Another Word For It Patrick Durusau on Topic Maps and Semantic Diversity

November 17, 2016

Monetizing Hate Speech and False News

Filed under: Facebook,Journalism,News,Reporting — Patrick Durusau @ 5:48 pm

Eli Pariser has started If you were Facebook, how would you reduce the influence of fake news? on GoogleDocs.

Out of the now seventeen pages of suggestions, I haven’t noticed any that promise a revenue stream to Facebook.

I view ideas to filter “false news” and/or “hate speech” that don’t generate revenue for Facebook as non-starters. I suspect Facebook does as well.

Here is a broad sketch of how Facebook can monetize “false news” and “hate speech,” all while shaping Facebook timelines to diverse expectations.

Monetizing “false news” and “hate speech”

Facebook creates user defined filters for their timelines. Filters can block other Facebook accounts (and any material from them), content by origin, word and I would suggest, regex.

User defined filters apply only to that account and can be shared with twenty other Facebooks users.

To share a filter with more than twenty other Facebook users, Facebook charges an annual fee, scaled on the number of shares.

Unlike the many posts on “false news” and “hate speech,” being a filter isn’t free beyond twenty other users.

Selling Subscriptions to Facebook Filters

Organizations can sell subscriptions to their filters, Facebook, which controls the authorization of the filters, contracts for a percentage of the subscription fee.

Pro tip: I would not invoke Facebook filters from the Washington Post and New York Times at the same time. It is likely they exclude each other as news sources.

Advantages of Monetizing Hate Speech and False News

First and foremost for Facebook, it gets out of the satisfying every point of view game. Completely. Users are free to define as narrow or as broad a point of view as they desire.

If you see something you don’t like, disagree with, etc., don’t complain to Facebook, complain to your Facebook filter provider.

That alone will expose the hidden agenda behind most, perhaps not all, of the “false news” filtering advocates. They aren’t concerned with what they are seeing on Facebook but they are very concerned with deciding what you see on Facebook.

For wannabe filters of what other people see, beyond twenty other Facebook users, that privilege is not free. Unlike the many proposals with as many definitions of “false news” as appear in Eli’s document.

It is difficult to imagine a privilege people would be more ready to pay for than the right to attempt to filter what other people see. Churches, social organizations, local governments, corporations, you name them and they will be lining up to create filter lists.

The financial beneficiary of the “drive to filter for others” is of course Facebook but one could argue the filter owners profit by spreading their worldview and the unfortunates that follow them, well, they get what they get.

Commercialization of Facebook filters, that is selling subscriptions to Facebook filters creates a new genre of economic activity and yet another revenue stream for Facebook. (That two up to this point if you are keeping score.)

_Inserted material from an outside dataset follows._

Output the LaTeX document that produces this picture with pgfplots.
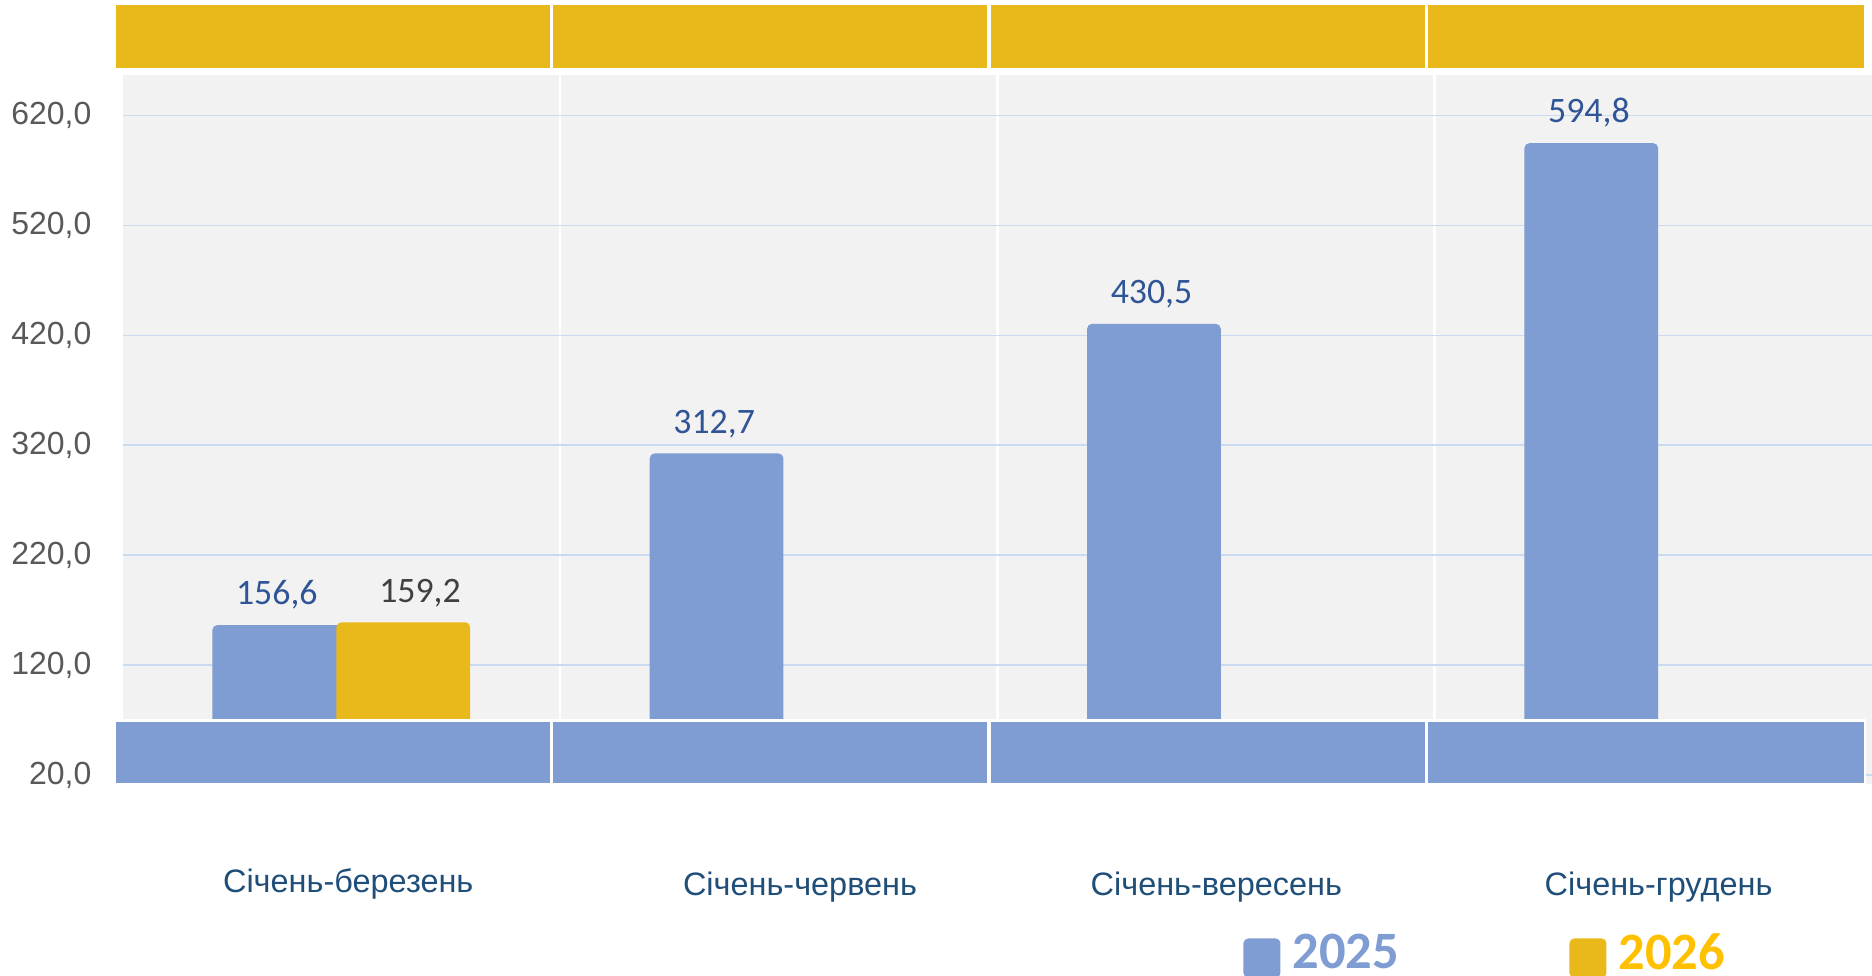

It isn’t hard to imagine the Economist, Forbes, professional clipping services, etc., creating a natural extension of their filtering activities onto Facebook.

Conclusion: Commercialization or Unfunded Work Assignments

Preventing/blocking “hate speech” and “false news,” for free has been, is and always will be a failure.

Changing Facebook infrastructure isn’t free and by creating revenue streams off of preventing/blocking “hate speech” and “false news,” creates incentives for Facebook to make the necessary changes and for people to build filters off of which they can profit.

Not to mention that filtering enables everyone, including the alt-right, alt-left and the sane people in between, to create the Facebook of their dreams, and not being subject to the Facebook desired by others.

Finally, it gets Facebook and Mark Zuckerberg out of the fantasy island approach where they are assigned unpaid work by others. New York Times, Mark Zuckerberg Is in Denial. (It’s another “hit” piece by Zeynep Tufekci.)

If you know Mark Zuckerberg, please pass this along to him.